Julie, I don't live in the US, but do follow the election news regularly. I have to say that my cheeks hurt from laughing at your "intellectual" arguments.

Loved it ... love Obama ... hope he wins. Nobody will win with McCain and his camp!!

Course, here in Canada we too are looking towards an election in the fall. Our choices are abyssmal, a PM who has no backbone ... calls an election because nobody likes him anymore, another contender who wants to tax - well everything and then our semi-socialist NDP's who don't have a hope in &*^% of ever winning this seat in Canada after their little foray into Ontario politics.

Shouldn't there be some testing that can be done to ensure that we are getting the best of the best.

Try landing a good position today in a corporation and you are subjected to much testing before you are hired. Why should the people that we trust to run our country be excused from this rigorous personality, character, scholastic & skill testing????

Well, I've run on enough, thanks again for the post ... made my day. B

Magpie said...

no, it's not over yet. really, it's not. because there are a lot of right (left? minded people out there and we WILL prevail.

Kip de Moll said...

Great post. People standing up and speaking out will make the difference. There's a groundswell of quieter folks knocking on doors to get people registered. Keep pointing out the absurdity and we'll keep knocking on doors.

smith kaich jones said...

Well, I don't agree with you much about this, but I must say it did make me laugh a lot. :) Because BOTH parties do this - it's not just a Republican thing. (I am neither Republican or Democrat, thank God). I mean, how many times have the Dems mentioned that Mccain just doesn't get it? That he doesn't understand what it's like to just be an average Joe? When George Bush 41 ran for president, they - the Dems - made fun of him because he was unfamiliar with barcode scanning at grocery stores; they called him elite. They ALL like to PRETEND they're average people (let's not forget John Kerry in that awful duck-hunting outfit, or Al Gore in jeans - oohh, just the remembrance of that makes my skin crawl.) So I think the anti-intellectual argument works because of the phoniness of the pretenders. I include John McCain in this. I include Obama, I include Biden, I include Hillary, who wasn't above faking an accent when she felt it necessary. So along comes Palin who ISN'T pretending, and for a lot of people, this is a breath of fresh air. Even if they don't agree with her about everything.
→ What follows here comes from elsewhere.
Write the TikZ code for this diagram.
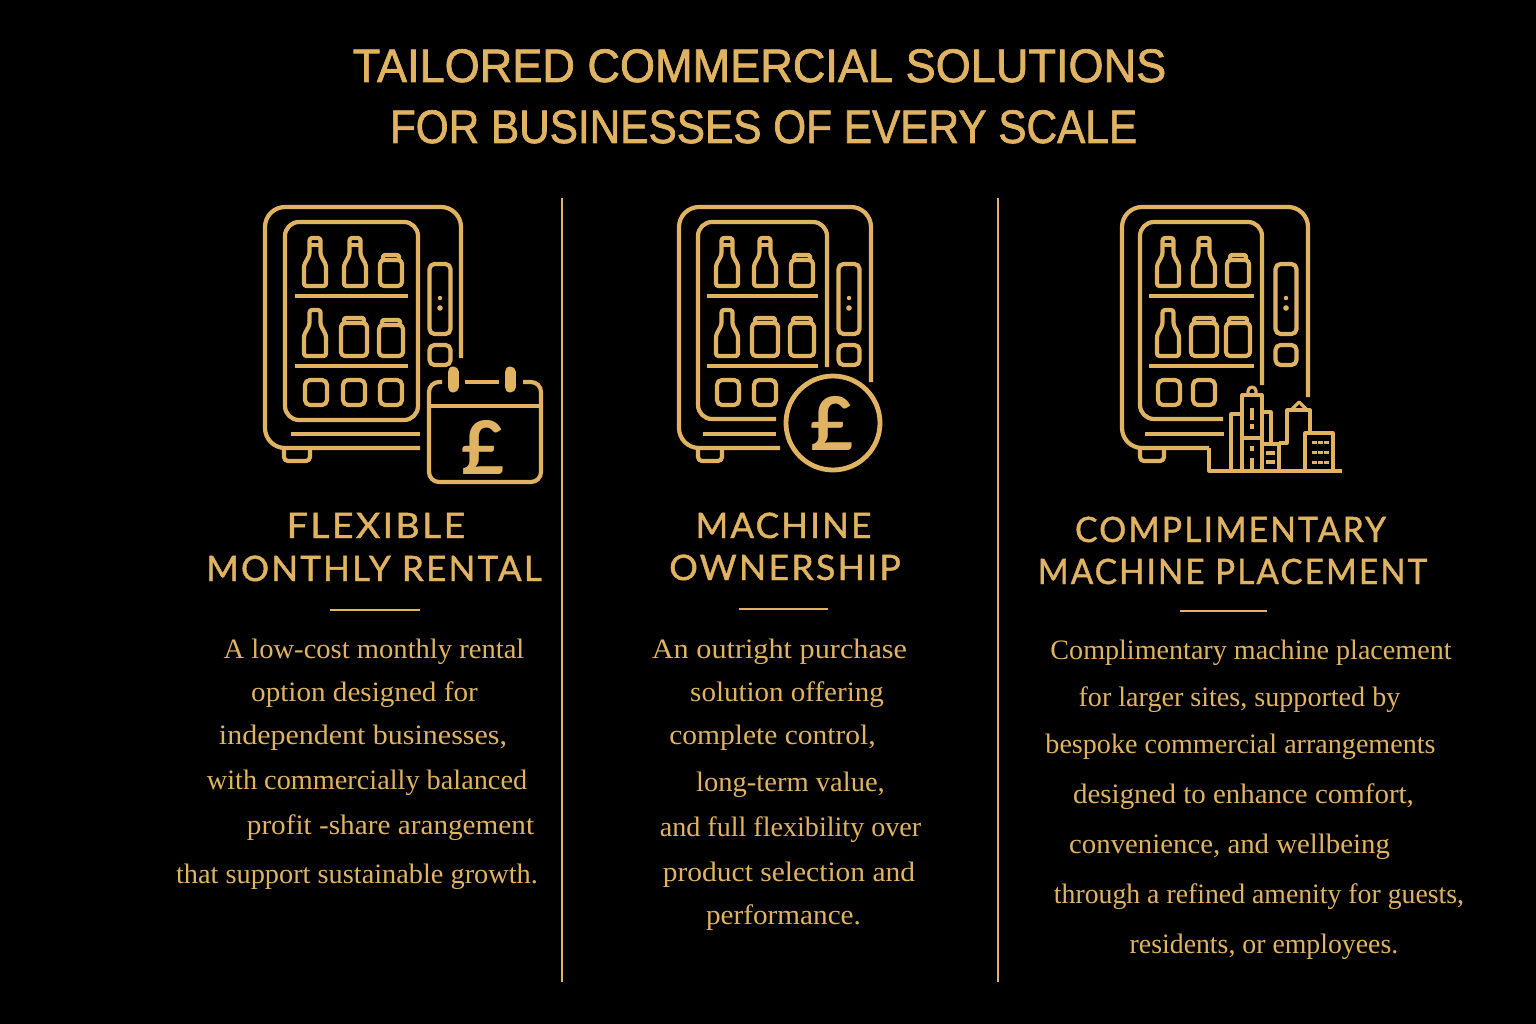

So the intellectuals have only themselves to blame. They have pandered for years to those they believe to be below them intellectually. It was a bad idea. Those people understand a lot more than they are given credit for. Even if they live in trailer parks, even if they hunt moose & even if they enter beauty pageants.

I live in Texas. In the South. Where people may appear to be not as "intellectual" as others, but I know for a fact that they are smart mammajammas. And I would trust them to save my behind before I would trust someone who identifies his or herself only by their intellectual capacity.

Still friends?

:) Debi

Glenn Kachmar said...

I'm rather pleased to see someone call Palin what she is - "this right wing, moose hunting, hockey stick wielding, trailer trash wench from alaska." Anyone who can't see that she was a desperate choice by a clueless presidential candidate who is outclassed by his rival on every level, hasn't been paying attention or is blinded by party loyalty (or perhaps is overmedicated).

Anyway, I am glad to see you getting involved in the discussion. It truly affects the whole world. Canadian or not, I want to see the US elect a real leader and there is a chance of that happening. They say you get the government you deserve. Let's hope that Americans deserve a real leader rather than a dinosaur and some trailer trash.

ella at the river said...

Julie,
I appreciate your passion for your home country. I am from Minnesota Garrison Keillor's home state. My best friend is a Dane, lives in Copenhagen and she is married to a man from Minnesota. So I feel connected to you in a couple of ways. I just read Keillor's piece via your blog. He is angry and so am I, for all of the reasons mentioned here, in your blog and in his commentary. Thank you for putting yourself out there.